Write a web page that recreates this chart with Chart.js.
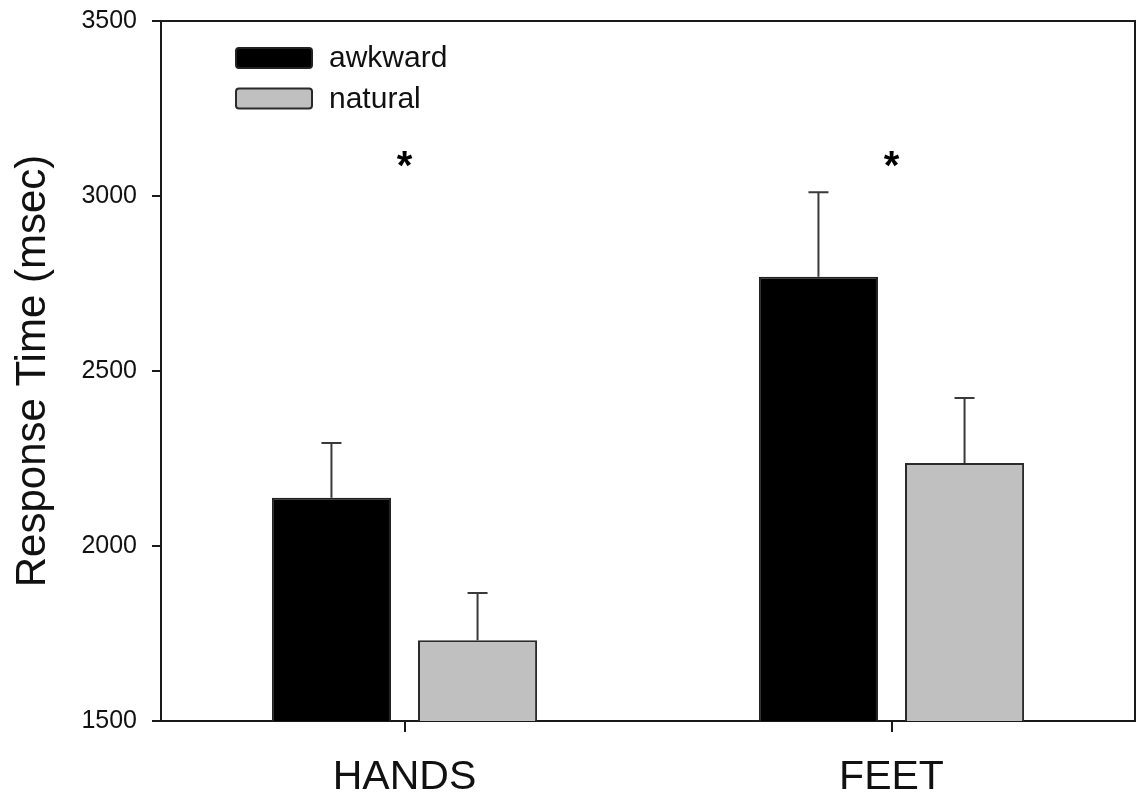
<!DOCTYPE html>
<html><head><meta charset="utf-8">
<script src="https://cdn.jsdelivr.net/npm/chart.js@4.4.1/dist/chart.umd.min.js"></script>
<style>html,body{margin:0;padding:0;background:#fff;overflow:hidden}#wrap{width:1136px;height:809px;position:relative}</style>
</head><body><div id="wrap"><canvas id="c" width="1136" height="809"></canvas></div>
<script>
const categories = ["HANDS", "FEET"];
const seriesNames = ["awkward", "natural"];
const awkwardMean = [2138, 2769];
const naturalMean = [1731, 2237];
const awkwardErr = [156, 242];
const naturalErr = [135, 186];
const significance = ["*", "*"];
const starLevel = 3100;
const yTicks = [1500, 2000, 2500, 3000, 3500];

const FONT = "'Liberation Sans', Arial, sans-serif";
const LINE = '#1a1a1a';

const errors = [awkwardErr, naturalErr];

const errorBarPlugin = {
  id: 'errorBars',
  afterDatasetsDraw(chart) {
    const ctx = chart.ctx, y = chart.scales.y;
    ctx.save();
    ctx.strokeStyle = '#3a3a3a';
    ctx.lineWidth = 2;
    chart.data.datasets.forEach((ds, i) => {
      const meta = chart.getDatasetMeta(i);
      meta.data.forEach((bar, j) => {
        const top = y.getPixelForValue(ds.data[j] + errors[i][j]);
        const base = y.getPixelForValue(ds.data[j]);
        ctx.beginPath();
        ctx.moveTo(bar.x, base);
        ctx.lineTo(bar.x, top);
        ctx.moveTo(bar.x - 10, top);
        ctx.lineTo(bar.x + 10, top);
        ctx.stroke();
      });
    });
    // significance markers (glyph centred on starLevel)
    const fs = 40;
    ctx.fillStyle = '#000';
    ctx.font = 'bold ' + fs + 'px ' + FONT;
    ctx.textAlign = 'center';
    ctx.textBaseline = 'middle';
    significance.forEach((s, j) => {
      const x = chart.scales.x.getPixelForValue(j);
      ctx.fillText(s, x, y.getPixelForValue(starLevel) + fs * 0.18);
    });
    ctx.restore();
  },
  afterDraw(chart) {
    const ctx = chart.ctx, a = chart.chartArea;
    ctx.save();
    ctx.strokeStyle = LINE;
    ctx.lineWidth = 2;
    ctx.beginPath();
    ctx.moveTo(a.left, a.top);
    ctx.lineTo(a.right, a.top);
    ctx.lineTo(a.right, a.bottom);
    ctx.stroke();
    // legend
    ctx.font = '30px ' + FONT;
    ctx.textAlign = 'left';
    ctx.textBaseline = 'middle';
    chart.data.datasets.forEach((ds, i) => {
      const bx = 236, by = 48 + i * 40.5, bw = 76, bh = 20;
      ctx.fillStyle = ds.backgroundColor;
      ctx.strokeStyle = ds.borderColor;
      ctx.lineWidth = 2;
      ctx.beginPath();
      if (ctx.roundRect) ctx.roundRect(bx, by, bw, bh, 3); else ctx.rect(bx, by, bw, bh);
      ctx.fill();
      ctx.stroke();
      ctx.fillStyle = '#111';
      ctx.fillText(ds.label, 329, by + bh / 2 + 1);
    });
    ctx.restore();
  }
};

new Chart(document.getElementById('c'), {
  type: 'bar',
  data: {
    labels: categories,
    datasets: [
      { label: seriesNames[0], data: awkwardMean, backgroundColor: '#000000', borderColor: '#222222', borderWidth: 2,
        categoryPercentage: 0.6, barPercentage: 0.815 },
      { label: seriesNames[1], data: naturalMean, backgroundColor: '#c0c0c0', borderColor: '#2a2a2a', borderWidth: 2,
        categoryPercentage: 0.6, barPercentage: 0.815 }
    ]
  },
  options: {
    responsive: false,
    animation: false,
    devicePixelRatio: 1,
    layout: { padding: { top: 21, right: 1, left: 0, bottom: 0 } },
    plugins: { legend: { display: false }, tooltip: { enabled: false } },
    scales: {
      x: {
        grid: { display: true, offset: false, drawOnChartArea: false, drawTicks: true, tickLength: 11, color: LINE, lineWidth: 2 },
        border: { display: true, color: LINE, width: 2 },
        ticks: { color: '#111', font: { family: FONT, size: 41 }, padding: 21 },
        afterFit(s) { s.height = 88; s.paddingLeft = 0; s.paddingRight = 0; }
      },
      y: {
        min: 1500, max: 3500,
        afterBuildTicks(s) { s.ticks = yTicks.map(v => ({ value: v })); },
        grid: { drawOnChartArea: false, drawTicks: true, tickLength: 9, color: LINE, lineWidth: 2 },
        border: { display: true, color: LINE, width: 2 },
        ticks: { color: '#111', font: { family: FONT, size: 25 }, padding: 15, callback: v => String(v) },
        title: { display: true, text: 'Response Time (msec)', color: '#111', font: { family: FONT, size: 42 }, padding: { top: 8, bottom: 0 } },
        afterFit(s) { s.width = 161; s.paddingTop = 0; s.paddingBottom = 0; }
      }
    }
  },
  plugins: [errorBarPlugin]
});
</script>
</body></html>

★ ★ ★ ★ ★ ★ ★

### PROBLEM REQUIREMENTS
Your task is to repeat the data above exactly while excluding the pictures.

### FULL OUTPUT
Write a web page that recreates this chart with Chart.js.
<!DOCTYPE html>
<html><head><meta charset="utf-8">
<script src="https://cdn.jsdelivr.net/npm/chart.js@4.4.1/dist/chart.umd.min.js"></script>
<style>html,body{margin:0;padding:0;background:#fff;overflow:hidden}#wrap{width:1136px;height:809px;position:relative}</style>
</head><body><div id="wrap"><canvas id="c" width="1136" height="809"></canvas></div>
<script>
const categories = ["HANDS", "FEET"];
const seriesNames = ["awkward", "natural"];
const awkwardMean = [2138, 2769];
const naturalMean = [1731, 2237];
const awkwardErr = [156, 242];
const naturalErr = [135, 186];
const significance = ["*", "*"];
const starLevel = 3100;
const yTicks = [1500, 2000, 2500, 3000, 3500];

const FONT = "'Liberation Sans', Arial, sans-serif";
const LINE = '#1a1a1a';

const errors = [awkwardErr, naturalErr];

const errorBarPlugin = {
  id: 'errorBars',
  afterDatasetsDraw(chart) {
    const ctx = chart.ctx, y = chart.scales.y;
    ctx.save();
    ctx.strokeStyle = '#3a3a3a';
    ctx.lineWidth = 2;
    chart.data.datasets.forEach((ds, i) => {
      const meta = chart.getDatasetMeta(i);
      meta.data.forEach((bar, j) => {
        const top = y.getPixelForValue(ds.data[j] + errors[i][j]);
        const base = y.getPixelForValue(ds.data[j]);
        ctx.beginPath();
        ctx.moveTo(bar.x, base);
        ctx.lineTo(bar.x, top);
        ctx.moveTo(bar.x - 10, top);
        ctx.lineTo(bar.x + 10, top);
        ctx.stroke();
      });
    });
    // significance markers (glyph centred on starLevel)
    const fs = 40;
    ctx.fillStyle = '#000';
    ctx.font = 'bold ' + fs + 'px ' + FONT;
    ctx.textAlign = 'center';
    ctx.textBaseline = 'middle';
    significance.forEach((s, j) => {
      const x = chart.scales.x.getPixelForValue(j);
      ctx.fillText(s, x, y.getPixelForValue(starLevel) + fs * 0.18);
    });
    ctx.restore();
  },
  afterDraw(chart) {
    const ctx = chart.ctx, a = chart.chartArea;
    ctx.save();
    ctx.strokeStyle = LINE;
    ctx.lineWidth = 2;
    ctx.beginPath();
    ctx.moveTo(a.left, a.top);
    ctx.lineTo(a.right, a.top);
    ctx.lineTo(a.right, a.bottom);
    ctx.stroke();
    // legend
    ctx.font = '30px ' + FONT;
    ctx.textAlign = 'left';
    ctx.textBaseline = 'middle';
    chart.data.datasets.forEach((ds, i) => {
      const bx = 236, by = 48 + i * 40.5, bw = 76, bh = 20;
      ctx.fillStyle = ds.backgroundColor;
      ctx.strokeStyle = ds.borderColor;
      ctx.lineWidth = 2;
      ctx.beginPath();
      if (ctx.roundRect) ctx.roundRect(bx, by, bw, bh, 3); else ctx.rect(bx, by, bw, bh);
      ctx.fill();
      ctx.stroke();
      ctx.fillStyle = '#111';
      ctx.fillText(ds.label, 329, by + bh / 2 + 1);
    });
    ctx.restore();
  }
};

new Chart(document.getElementById('c'), {
  type: 'bar',
  data: {
    labels: categories,
    datasets: [
      { label: seriesNames[0], data: awkwardMean, backgroundColor: '#000000', borderColor: '#222222', borderWidth: 2,
        categoryPercentage: 0.6, barPercentage: 0.815 },
      { label: seriesNames[1], data: naturalMean, backgroundColor: '#c0c0c0', borderColor: '#2a2a2a', borderWidth: 2,
        categoryPercentage: 0.6, barPercentage: 0.815 }
    ]
  },
  options: {
    responsive: false,
    animation: false,
    devicePixelRatio: 1,
    layout: { padding: { top: 21, right: 1, left: 0, bottom: 0 } },
    plugins: { legend: { display: false }, tooltip: { enabled: false } },
    scales: {
      x: {
        grid: { display: true, offset: false, drawOnChartArea: false, drawTicks: true, tickLength: 11, color: LINE, lineWidth: 2 },
        border: { display: true, color: LINE, width: 2 },
        ticks: { color: '#111', font: { family: FONT, size: 41 }, padding: 21 },
        afterFit(s) { s.height = 88; s.paddingLeft = 0; s.paddingRight = 0; }
      },
      y: {
        min: 1500, max: 3500,
        afterBuildTicks(s) { s.ticks = yTicks.map(v => ({ value: v })); },
        grid: { drawOnChartArea: false, drawTicks: true, tickLength: 9, color: LINE, lineWidth: 2 },
        border: { display: true, color: LINE, width: 2 },
        ticks: { color: '#111', font: { family: FONT, size: 25 }, padding: 15, callback: v => String(v) },
        title: { display: true, text: 'Response Time (msec)', color: '#111', font: { family: FONT, size: 42 }, padding: { top: 8, bottom: 0 } },
        afterFit(s) { s.width = 161; s.paddingTop = 0; s.paddingBottom = 0; }
      }
    }
  },
  plugins: [errorBarPlugin]
});
</script>
</body></html>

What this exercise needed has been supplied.